Coalition Calls for Science-Based Approach to Elemental Impurity Testing
David Schoneker, chairman of the Coalition for the Rational Implementation of USP Elemental Impurities Requirements, told In-Pharmatechnologist.com that industry is “concerned” by a May 2014 deadline set by USP for implementing its General Chapters <232> and <233> on elemental impurities while ICH is working on its own separate technical requirements.
“Once ICH started working on this, everyone thought it might be the governing body to develop what the [elemental impurity] limits should be and the pharmacopoeia would be working on methodology,” Schoneker said. The EU and Japanese Pharmacopoeia for instance, have said they will wait on the ICH, but the USP is going ahead with their general chapters, he added.
Although the ICH has not publicly released its Q3D guideline governing elemental impurities, which is expected to come in June, Schoneker said some of the ICH and USP limits are different, such as those for arsenic. So companies could end up re-formulating a drug to meet USP standards in May 2014, and “in a year or two from now, when there’s harmony with ICH,” companies may realize they did not have to re-formulate.
USP previously told us that it would update its general chapters once ICH’s Q3D is finalized.
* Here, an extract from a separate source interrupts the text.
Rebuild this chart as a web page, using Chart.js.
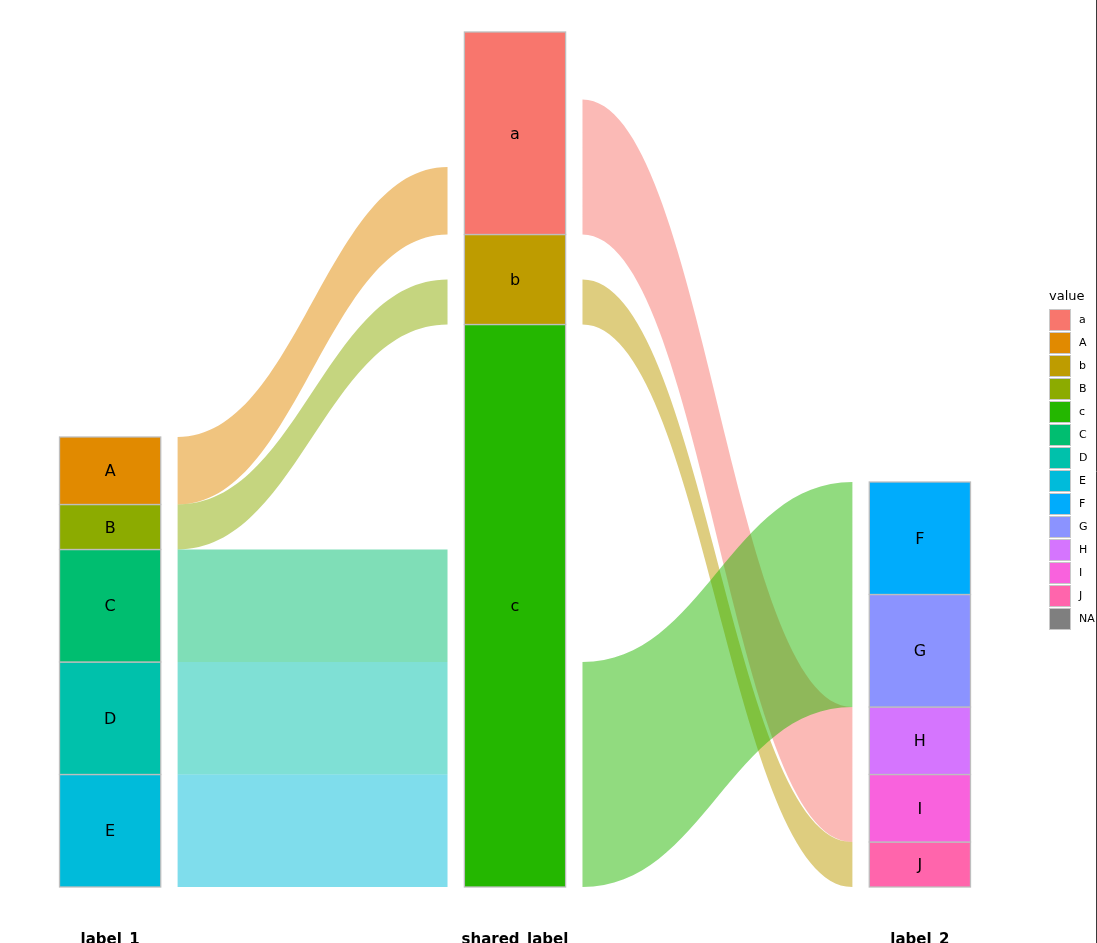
<!DOCTYPE html>
<html>
<head>
<meta charset="utf-8">
<script src="https://cdn.jsdelivr.net/npm/chart.js@4.4.0/dist/chart.umd.min.js"></script>
<style>
  html, body { margin: 0; padding: 0; background: #fff; }
  #wrap { width: 1097px; height: 943px; }
</style>
</head>
<body>
<div id="wrap"><canvas id="alluvialChart" width="1097" height="943"></canvas></div>
<script>
// axes (x positions 1, 2, 3)
const axisLabels = ['label_1', 'shared_label', 'label_2'];

// strata per axis, listed top to bottom
const strata1 = ['A', 'B', 'C', 'D', 'E'];
const counts1 = [3, 2, 5, 5, 5];
const strataShared = ['a', 'b', 'c'];
const countsShared = [9, 4, 25];
const strata2 = ['F', 'G', 'H', 'I', 'J'];
const counts2 = [5, 5, 3, 3, 2];

// flows label_1 -> shared_label
const flow1From = ['A', 'B', 'C', 'D', 'E'];
const flow1To = ['a', 'b', 'c', 'c', 'c'];
const flow1N = [3, 2, 5, 5, 5];

// flows shared_label -> label_2
const flow2From = ['a', 'a', 'b', 'c', 'c'];
const flow2To = ['H', 'I', 'J', 'F', 'G'];
const flow2N = [3, 3, 2, 5, 5];

// legend
const legendValues = ['a', 'A', 'b', 'B', 'c', 'C', 'D', 'E', 'F', 'G', 'H', 'I', 'J', 'NA'];
const legendColors = ['#F8766D', '#E18A00', '#BE9C00', '#8CAB00', '#24B700', '#00BE70', '#00C1AB',
                      '#00BBDA', '#00ACFC', '#8B93FF', '#D575FE', '#F962DD', '#FF65AC', '#7F7F7F'];

const colorOf = v => legendColors[legendValues.indexOf(v)];

// stack strata from the bottom (last item at bottom)
function stack(names, counts) {
    const out = {};
    let y = 0;
    for (let i = names.length - 1; i >= 0; i--) {
        out[names[i]] = { lo: y, hi: y + counts[i] };
        y += counts[i];
    }
    return out;
}

const stacks = [stack(strata1, counts1), stack(strataShared, countsShared), stack(strata2, counts2)];

// place flow ends inside their strata, ordered by the other end
function placeFlows(from, to, n, leftStack, rightStack) {
    const flows = from.map((f, i) => ({ from: f, to: to[i], n: n[i] }));
    const leftUsed = {}, rightUsed = {};
    [...flows].sort((p, q) => rightStack[p.to].lo - rightStack[q.to].lo).forEach(f => {
        const base = leftStack[f.from].lo + (leftUsed[f.from] || 0);
        f.l0 = base; f.l1 = base + f.n;
        leftUsed[f.from] = (leftUsed[f.from] || 0) + f.n;
    });
    [...flows].sort((p, q) => leftStack[p.from].lo - leftStack[q.from].lo).forEach(f => {
        const base = rightStack[f.to].lo + (rightUsed[f.to] || 0);
        f.r0 = base; f.r1 = base + f.n;
        rightUsed[f.to] = (rightUsed[f.to] || 0) + f.n;
    });
    return flows;
}

const flowsLeft = placeFlows(flow1From, flow1To, flow1N, stacks[0], stacks[1]);
const flowsRight = placeFlows(flow2From, flow2To, flow2N, stacks[1], stacks[2]);

function hexA(hex, a) {
    const r = parseInt(hex.slice(1, 3), 16), g = parseInt(hex.slice(3, 5), 16), b = parseInt(hex.slice(5, 7), 16);
    return `rgba(${r},${g},${b},${a})`;
}

// s-shaped edge of a ribbon
function curveEdge(ctx, xa, ya, xb, yb) {
    const k = 0.45 * (xb - xa);
    ctx.bezierCurveTo(xa + k, ya, xb - k, yb, xb, yb);
}

const alluvialPlugin = {
    id: 'alluvial',
    beforeDatasetsDraw(chart) {
        const { ctx, scales: { x, y } } = chart;
        const gap = 1 / 6, half = 1 / 8;

        // ribbons, one path per source stratum so neighbours join without seams
        [flowsLeft, flowsRight].forEach((flows, k) => {
            const xa = x.getPixelForValue(k + 1 + gap);
            const xb = x.getPixelForValue(k + 2 - gap);
            const groups = [...new Set(flows.map(f => f.from))];
            groups.forEach(g => {
                ctx.save();
                ctx.beginPath();
                flows.filter(f => f.from === g).forEach(f => {
                    ctx.moveTo(xa, y.getPixelForValue(f.l1));
                    curveEdge(ctx, xa, y.getPixelForValue(f.l1), xb, y.getPixelForValue(f.r1));
                    ctx.lineTo(xb, y.getPixelForValue(f.r0));
                    curveEdge(ctx, xb, y.getPixelForValue(f.r0), xa, y.getPixelForValue(f.l0));
                    ctx.closePath();
                });
                ctx.fillStyle = hexA(colorOf(g), 0.5);
                ctx.fill();
                ctx.restore();
            });
        });

        // strata
        stacks.forEach((st, k) => {
            const x0 = x.getPixelForValue(k + 1 - half);
            const x1 = x.getPixelForValue(k + 1 + half);
            Object.keys(st).forEach(name => {
                const yt = y.getPixelForValue(st[name].hi);
                const yb = y.getPixelForValue(st[name].lo);
                ctx.save();
                ctx.fillStyle = colorOf(name);
                ctx.fillRect(x0, yt, x1 - x0, yb - yt);
                ctx.strokeStyle = '#BEBEBE';
                ctx.lineWidth = 1.3;
                ctx.strokeRect(x0, yt, x1 - x0, yb - yt);
                ctx.fillStyle = '#000';
                ctx.font = '16px "DejaVu Sans"';
                ctx.textAlign = 'center';
                ctx.textBaseline = 'middle';
                ctx.fillText(name, (x0 + x1) / 2, (yt + yb) / 2 + 1.5);
                ctx.restore();
            });
        });

        // axis labels
        ctx.save();
        ctx.fillStyle = '#000';
        ctx.font = 'bold 15px "DejaVu Sans"';
        ctx.textAlign = 'center';
        ctx.textBaseline = 'alphabetic';
        axisLabels.forEach((lab, k) => ctx.fillText(lab, x.getPixelForValue(k + 1), 944));
        ctx.restore();

        // legend
        ctx.save();
        ctx.fillStyle = '#000';
        ctx.font = '13px "DejaVu Sans"';
        ctx.textAlign = 'left';
        ctx.textBaseline = 'alphabetic';
        ctx.fillText('value', 1049, 300);
        ctx.font = '11px "DejaVu Sans"';
        ctx.textBaseline = 'middle';
        legendValues.forEach((v, i) => {
            const ky = 309 + i * 23;
            ctx.fillStyle = legendColors[i];
            ctx.fillRect(1049, ky, 22, 22);
            ctx.strokeStyle = '#C8C8C8';
            ctx.lineWidth = 1;
            ctx.strokeRect(1049.5, ky + 0.5, 21, 21);
            ctx.fillStyle = '#000';
            ctx.fillText(v, 1079, ky + 11);
        });
        ctx.restore();

        // thin frame line at the right edge
        ctx.save();
        ctx.strokeStyle = '#3a3a3a';
        ctx.lineWidth = 1;
        ctx.beginPath();
        ctx.moveTo(1096.5, 0);
        ctx.lineTo(1096.5, 943);
        ctx.stroke();
        ctx.restore();
    }
};

new Chart(document.getElementById('alluvialChart').getContext('2d'), {
    type: 'scatter',
    data: { datasets: [{ data: [], showLine: false }] },
    options: {
        responsive: false,
        animation: false,
        layout: { padding: { left: 0, right: 67, top: 0, bottom: 23 } },
        plugins: { legend: { display: false }, tooltip: { enabled: false } },
        scales: {
            x: { type: 'linear', min: 0.728, max: 3.272, display: false },
            y: { type: 'linear', min: -1.467, max: 39.422, display: false }
        }
    },
    plugins: [alluvialPlugin]
});
</script>
</body>
</html>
“Shouldn’t the USP simply say we’re putting this on hold – what’s the rush to get it out before then? There isn’t an imminent safety problem,” Schoneker added. “We want better controls on metals, and we just want better ideas that don’t create waste,” he said.
The coalition – made up of trade associations and industry groups including the International Pharmaceutical Excipients Council of the Americas (IPECAmericas), the Generic Pharmaceutical Association and the Society of Chemical Manufacturers & Affiliates – Bulk Pharmaceutical Task Force -- formally appealed to stay the USP chapters until they can be harmonized with ICH, but USP rejected the appeal.
Schoneker added that USP is still reviewing comments that the coalition made on the general chapters.
FDA Collaboration
IPEC is developing a Q&A on what still needs to be decided before industry can move forward for the FDA.
The FDA also worked with IPEC on a study in which the agency asked for samples of some excipients from naturally derived or mined materials, and companies provided the samples to a law firm that blinded them and passed them along to the agency. As there is some sensitivity by companies that “don’t know what [type of metals are in the excipients] and what can that lead to, the blinding mechanism” made it safe for the companies to supply their samples and obtain preliminary data, Schoneker said.
The FDA’s laboratory in St. Louis has since sent the results of the sample testing, which were unblinded upon their return by the law firm, back to the companies, he noted.